Iさん、そしてお詰めをしてくれたTさん、改めて感謝申し上げます。
ありがとうございました!



他の参加者のコメントも紹介。

お茶会、和やかで居心地よく、とても良い時間を過ごさせていただきました。また、下鴨ロンドの新しい風景を見せていただいたように思います。

心尽くしの会をありがとうございました!
もうずっと感動しっぱなしでした。下鴨ロンドでの本格的な茶会、夢でしたがこんなに素敵な会を開いていただけるなんて!

美味しいお弁当にお酒、そして一人ひとりに合わせたお茶碗でお茶をいただくことができ、幸せな時間でした。

オットー・ワーグナーのポートフォリオのお軸に、椰子の実の建水、土地土地から集められたお品に、好奇心をそそられるお話、とても楽しい時間を過ごさせていただきました!リラックスした雰囲気でのお茶会、Iさんのお心遣いやご一緒させていただいた皆さんのお人柄ゆえと思います。

お食事、お茶、お菓子、道具など全てに心配りを感じ、心地よく、あっという間でした。みなさんともご一緒できて、普段の稽古とはまた一味違うお茶の楽しみの広がりを感じることができました。

初めてのお茶の経験でしたが、お道具、お食事、所作などに込められた意味や美学が感じられ、お茶の世界を少し覗けたような気がしました。わからないことも親切に教えてくださりありがとうございました。凄く楽しかったです!

作法などよく知らずの参加でも色々と教えていただきながらのお茶会で本格的でありながら和やかな雰囲気で安心しました。みなさんも話の引き出しが多く会話を聞いていてとても楽しかったです。
せっかく京都にいるのでまた今後も色々なお茶会に行ってみたいと思います。

手間や時間をかけられた入念なご準備、一人一人への心遣いに感動しました。
他者をもてなすお茶の心に少し触れることができたように感じています。これを機に少しずつお茶を学んでいきたいと思いました。

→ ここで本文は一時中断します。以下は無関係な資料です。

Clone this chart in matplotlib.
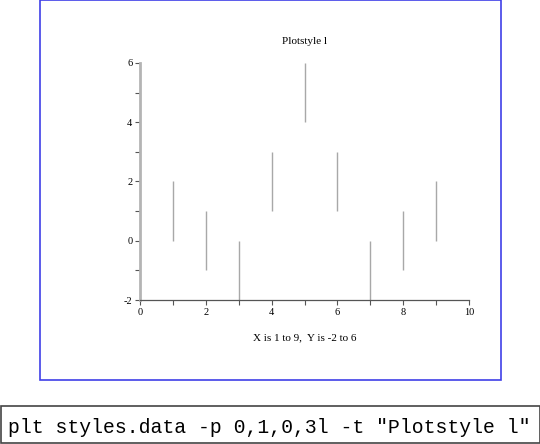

余談だが、下鴨ロンドのメンバーには一つ嬉しい驚きがあった。
今回のお茶会により、普段何気なく使っている和室が粋な しつらえになり、上品で豊かで整った表情を持っている部屋なのだと気付かされたことだ。見慣れた部屋だが、新しい可能性を知ることができた良い機会でもあった。

Iさんによれば、建築の世界では戦後「床の間追放論」が唱えられたり、現代の住宅には床の間がほとんど無くなってしまったが、お茶の世界ではまだ当たり前のように床の間があり、それをいかに飾るかというノウハウが伝わっているそうだ。


実は下鴨ロンドの和室には(まだ使えないけど)炉も切られてある。
床の間もちゃんとある。
そして徒歩圏内に「福助」や「宝泉」のようなお店もある。

つまりお茶会を開く環境にはとても恵まれているのだ。

ということで是非またお茶会を企画したい。